Markets reacted strongly yesterday to Russia’s announcement of a significant reduction in military activity in the Kiev region. Many saw this as confirmation of progress in the negotiations and hopes of a ceasefire or even a lasting peace were boosted. European equity markets have now fully recovered their losses since the start of the war, while US markets are approaching their levels of the beginning of the year. The EUR/USD exchange rate has also rebounded sharply, above 1.11.

Eergyscan economics news

This seems premature, to say the least, given the situation on the ground in Ukraine where there is no indication that Russia will not launch a new offensive.
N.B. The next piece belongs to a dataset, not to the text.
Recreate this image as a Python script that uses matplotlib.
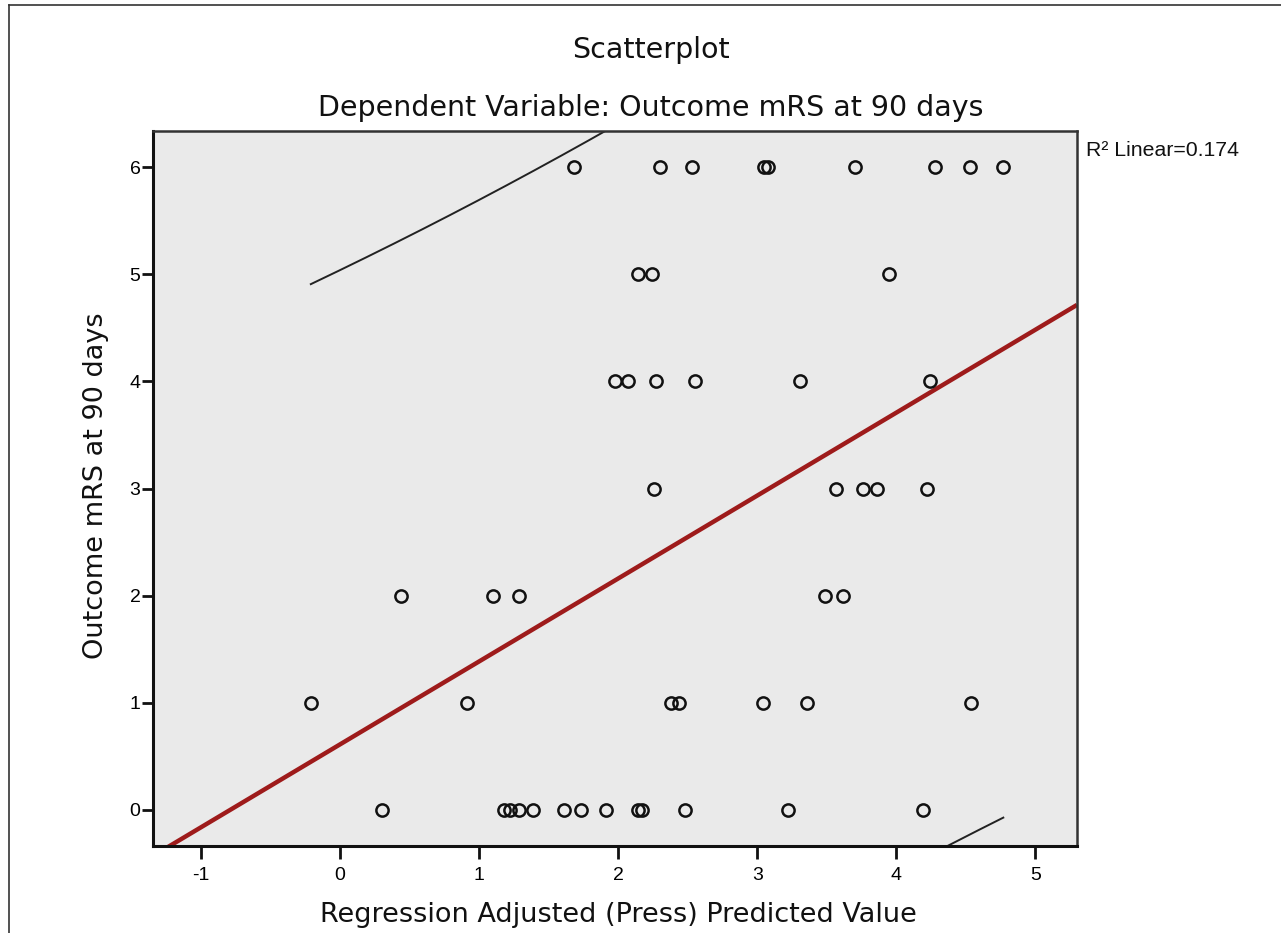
import numpy as np
import matplotlib.pyplot as plt
from matplotlib.lines import Line2D

# valori: predetto (x) per ciascun livello di mRS (y)
x_mrs6 = [1.68, 2.30, 2.53, 3.05, 3.08, 3.70, 4.28, 4.53, 4.77]
x_mrs5 = [2.14, 2.24, 3.95]
x_mrs4 = [1.98, 2.07, 2.27, 2.55, 3.31, 4.24]
x_mrs3 = [2.26, 3.57, 3.76, 3.86, 4.22]
x_mrs2 = [0.44, 1.10, 1.29, 3.49, 3.62]
x_mrs1 = [-0.21, 0.91, 2.38, 2.44, 3.04, 3.36, 4.54]
x_mrs0 = [0.30, 1.18, 1.22, 1.29, 1.39, 1.61, 1.73, 1.91, 2.14, 2.17, 2.48, 3.22, 4.19]

gruppi = [x_mrs0, x_mrs1, x_mrs2, x_mrs3, x_mrs4, x_mrs5, x_mrs6]
x = np.concatenate([np.array(g) for g in gruppi])
y = np.concatenate([np.full(len(g), float(k)) for k, g in enumerate(gruppi)])

r2_text = "R² Linear=0.174"
xticks = [-1, 0, 1, 2, 3, 4, 5]
yticks = [0, 1, 2, 3, 4, 5, 6]

# regressione lineare + intervallo di previsione 95%
b1, b0 = np.polyfit(x, y, 1)
n = len(x)
res = y - (b0 + b1 * x)
s = np.sqrt(np.sum(res ** 2) / (n - 2))
sxx = np.sum((x - x.mean()) ** 2)
t_crit = 2.013  # t(0.975, 46)

xl = (-1.345, 5.30)
yl = (-0.336, 6.336)

fig = plt.figure(figsize=(12.81, 9.33), dpi=100)
ax = fig.add_axes([153 / 1281, 1 - 846 / 933, (1077 - 153) / 1281, (846 - 131) / 933])
ax.set_facecolor('#eaeaea')

xx = np.linspace(xl[0], xl[1], 200)
ax.plot(xx, b0 + b1 * xx, color='#9e1b1b', linewidth=3.2, solid_capstyle='butt', zorder=2)

xb = np.linspace(x.min(), x.max(), 200)
marg = t_crit * s * np.sqrt(1 + 1 / n + (xb - x.mean()) ** 2 / sxx)
ax.plot(xb, b0 + b1 * xb + marg, color='#222222', linewidth=1.4, zorder=2)
ax.plot(xb, b0 + b1 * xb - marg, color='#222222', linewidth=1.4, zorder=2)

ax.plot(x, y, linestyle='none', marker='o', markersize=8.8, markerfacecolor='none',
        markeredgecolor='#111111', markeredgewidth=1.8, zorder=3)

ax.set_xlim(xl)
ax.set_ylim(yl)
ax.set_xticks(xticks)
ax.set_yticks(yticks)
ax.set_xticklabels([str(v) for v in xticks], family='Liberation Sans', fontsize=14)
ax.set_yticklabels([str(v) for v in yticks], family='Liberation Sans', fontsize=14)
ax.tick_params(axis='x', length=9, width=2, pad=6, color='#111111')
ax.tick_params(axis='y', length=8, width=2, pad=1, color='#111111')
for side in ['left', 'bottom']:
    ax.spines[side].set_linewidth(2.2)
    ax.spines[side].set_color('#111111')
for side in ['top', 'right']:
    ax.spines[side].set_linewidth(1.8)
    ax.spines[side].set_color('#333333')

fig.text(651 / 1281, 1 - 50 / 933, 'Scatterplot', ha='center', va='center',
         fontsize=20.5, family='DejaVu Sans', color='#111111')
fig.text(651 / 1281, 1 - 108 / 933, 'Dependent Variable: Outcome mRS at 90 days',
         ha='center', va='center', fontsize=20.5, family='DejaVu Sans', color='#111111')
fig.text(618 / 1281, 1 - 915 / 933, 'Regression Adjusted (Press) Predicted Value',
         ha='center', va='center', fontsize=19.5, family='DejaVu Sans', color='#111111')
fig.text(96 / 1281, 1 - 486 / 933, 'Outcome mRS at 90 days', rotation=90,
         ha='center', va='center', fontsize=19.5, family='DejaVu Sans', color='#111111')
fig.text(1086 / 1281, 1 - 151 / 933, r2_text, ha='left', va='center',
         fontsize=15.3, family='Liberation Sans', color='#111111')

# cornice esterna
fig.add_artist(Line2D([9 / 1281, 1], [1 - 5 / 933, 1 - 5 / 933], color='#333333', linewidth=1.2))
fig.add_artist(Line2D([9 / 1281, 9 / 1281], [0, 1 - 5 / 933], color='#333333', linewidth=1.2))

fig.savefig('out.png', dpi=100)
What would be the gains in relation to the resources deployed that Vladimir Putin could boast of at this stage? And economically, what really matters is the impact of the sanctions and the breakdown of trade relations between Russia and most rich countries, the consequences for raw material supplies, the disruption of industrial supply chains and the build-up of inflationary pressures. All this is likely to continue anyway. It is also surprising that the markets are completely ignoring the signals sent by the yield curve with in particular yesterday’s 10y-2y spread briefly turning negative in the US. One could add to this the expected consequences of the lockdown imposed on Shanghai which weighs nearly 4% of Chinese GDP and weighs twice as much in international trade as Shenzhen, which was also recently put under lock and key to contain the pandemic.

The economic agenda is filled today with a sharp rise in German inflation expected in March, the European Commission survey and ADP estimates of private employment in the US in March.